There’s also a ton of great art in the book, so if you’re curious about what a specific type of starship or a certain alien species looks like there’s probably an example of it in there somewhere. I’m glad they didn’t go the “cast photo/screenshots of the tv shows” route, as that always looks pretty low rent to me.

Is It Star Trek?

I think so! While there aren’t a bunch of rules or advice explicitly telling gamemasters and players to act like they’re in the middle of a Star Trek episode, most of the rules are implicitly about doing just that. From character development being couched in the language of “character arcs,” to each character having a reputation score that, in a Starfleet centered campaign, boils down to showing how good they are at being a member of Starfleet, which in turn is mostly based on acting like they’re on TV. My favorite example of this is perhaps that if a player ever decides to use lethal force, they’re required to add some threat to the gamemaster’s pool. This is a great way to handle the idea that Starfleet crew aren’t ever supposed to want to hurt people, and if they’re forced to, something has gone very wrong and people are in mortal danger.

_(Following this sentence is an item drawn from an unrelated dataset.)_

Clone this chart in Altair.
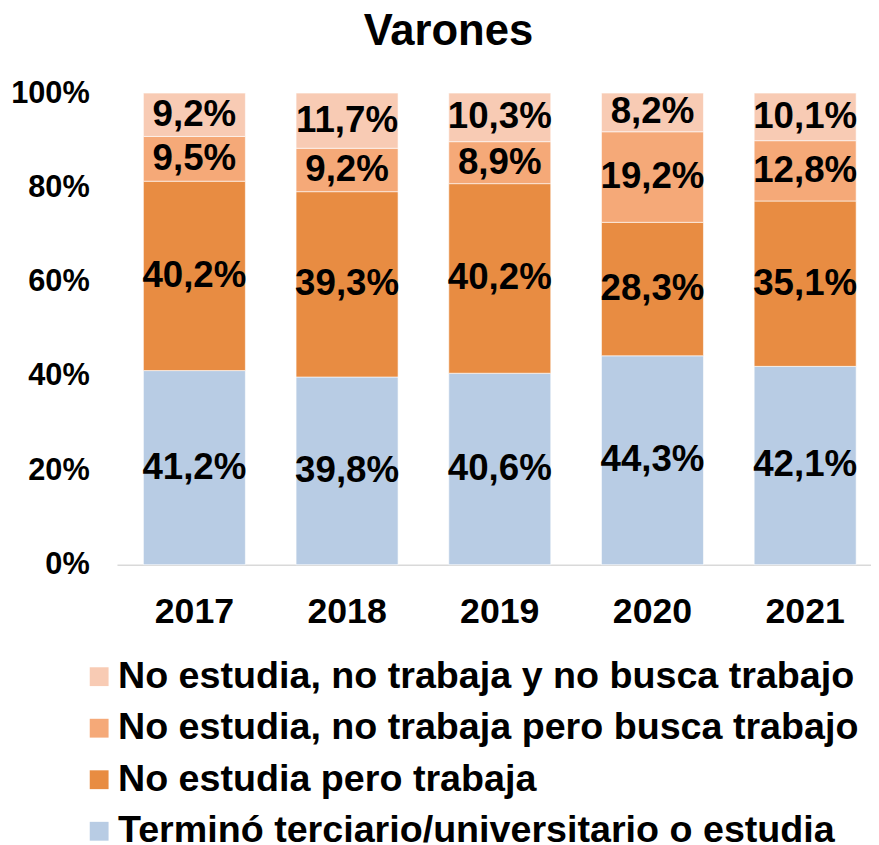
import altair as alt
import pandas as pd

years = ["2017", "2018", "2019", "2020", "2021"]
categories = [
    "No estudia, no trabaja y no busca trabajo",
    "No estudia, no trabaja pero busca trabajo",
    "No estudia pero trabaja",
    "Terminó terciario/universitario o estudia",
]
colors = ["#F8CBB4", "#F5A978", "#E88C42", "#B8CCE4"]

termino = [41.2, 39.8, 40.6, 44.3, 42.1]
trabaja = [40.2, 39.3, 40.2, 28.3, 35.1]
busca = [9.5, 9.2, 8.9, 19.2, 12.8]
no_busca = [9.2, 11.7, 10.3, 8.2, 10.1]

series = {
    categories[3]: (termino, 0),
    categories[2]: (trabaja, 1),
    categories[1]: (busca, 2),
    categories[0]: (no_busca, 3),
}

rows = []
for cat, (vals, order) in series.items():
    for y, v in zip(years, vals):
        rows.append({
            "year": y,
            "cat": cat,
            "value": v,
            "ord": order,
            "label": f"{v:.1f}%".replace(".", ","),
        })
df = pd.DataFrame(rows)

FONT = "Liberation Sans"

base = alt.Chart(df).transform_stack(
    stack="value",
    groupby=["year"],
    as_=["y0", "y1"],
    offset="normalize",
    sort=[alt.SortField("ord", order="ascending")],
).transform_calculate(
    mid="(datum.y0 + datum.y1) / 2"
)

x_enc = alt.X(
    "year:N",
    title=None,
    scale=alt.Scale(paddingInner=0.332, paddingOuter=0.135, align=0.64),
    axis=alt.Axis(
        labelAngle=0,
        labelFont=FONT,
        labelFontSize=36,
        labelFontWeight="bold",
        labelColor="black",
        labelPadding=30,
        ticks=False,
        domainColor="#D9D9D9",
        domainWidth=1.5,
        grid=False,
    ),
)

bars = base.mark_bar(stroke="white", strokeWidth=0.6).encode(
    x=x_enc,
    y=alt.Y(
        "y0:Q",
        title=None,
        scale=alt.Scale(domain=[0, 1], nice=False),
        axis=alt.Axis(
            format=".0%",
            values=[0, 0.2, 0.4, 0.6, 0.8, 1.0],
            labelFont=FONT,
            labelFontSize=31,
            labelFontWeight="bold",
            labelColor="black",
            labelPadding=28,
            ticks=False,
            domain=False,
            grid=False,
        ),
    ),
    y2="y1:Q",
    color=alt.Color(
        "cat:N",
        scale=alt.Scale(domain=categories, range=colors),
        legend=alt.Legend(
            title=None,
            orient="none",
            legendX=-37,
            legendY=570,
            direction="vertical",
            symbolType="square",
            symbolSize=361,
            symbolStrokeWidth=0,
            labelFont=FONT,
            labelFontSize=38,
            labelFontWeight="bold",
            labelColor="black",
            labelOffset=0,
            rowPadding=14,
            labelLimit=900,
        ),
    ),
)

texts = base.mark_text(
    font=FONT, fontSize=37, fontWeight="bold", color="black", baseline="middle"
).encode(
    x="year:N",
    y="mid:Q",
    text="label:N",
)

chart = alt.layer(bars, texts).properties(
    width=761,
    height=476,
    autosize=alt.AutoSizeParams(type="none"),
    padding={"left": 110, "top": 82, "right": 0, "bottom": 279},
    title=alt.Title(
        "Varones",
        font=FONT,
        fontSize=44,
        fontWeight="bold",
        color="black",
        anchor="middle",
        dx=-46,
        offset=24,
    ),
).configure_view(stroke=None)

chart.save("out.html", embed_options={"renderer": "svg", "actions": False})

For existing Star Trek fans, there’s a lot of stuff to dig into. There are a lot of different alien species and a bunch of starships in the book, all mechanically different from each other. There’s advice for running pretty much any type of campaign you’d like to, from any of the TV settings or something more esoteric that focuses on time travel, or the evil mirror universe that pops up on occasion. For those new to the IP, all of those settings are well explained and they have good examples for what a crew might do in them and why they would be exciting to play in.

Courtesy of Modiphius Entertainment

Is It Good?

Yes. The second edition of STA is more of a refinement than a revolutionary change to systems of the game. The years of experience gained from the game being out have been used to iron out most of the worst flaws first edition had, and the switch to making character advancement and much of play player-focused makes the game more fun, provided you have a play group that likes to influence the setting of a scene and handle more of the creative world building for an adventure than normal. If your group, or someone in your group, is on the quieter side or shy in social situations, there are a number of mechanics that won’t work as well as they’re meant to and the experience could be awkward or disappointing because of that. 

The licensed nature of the game also helps it work well as a bridge from more traditional RPGs like D&D or Pathfinder to more narrative and player-driven games like Blades in the Dark. If the group is new to the idea of doing something like establishing a scene’s traits, the game eases them in by giving creative aids like the “Treknobabble table”, where a engineer player can just roll on it to establish that, say, they’ve “amplified the isolinear tachyon field stabilizer” and therefore players in the scene get a bonus to something they were trying to do. Having a bunch of examples from decades of TV and movies takes a lot of the pressure off of players when they need to come up with an idea that sounds like it fits the setting.

I’d recommend STA 2E to both Star Trek fans and fans of science-fiction roleplaying in general. There’s a very nice engine handling the mechanics, and with some tinkering to things like the reputation tables you can make the game play any way you want, so the group isn’t stuck trying to uphold the values of the Federation when they would rather be playing it more like a comedy or traditional action game.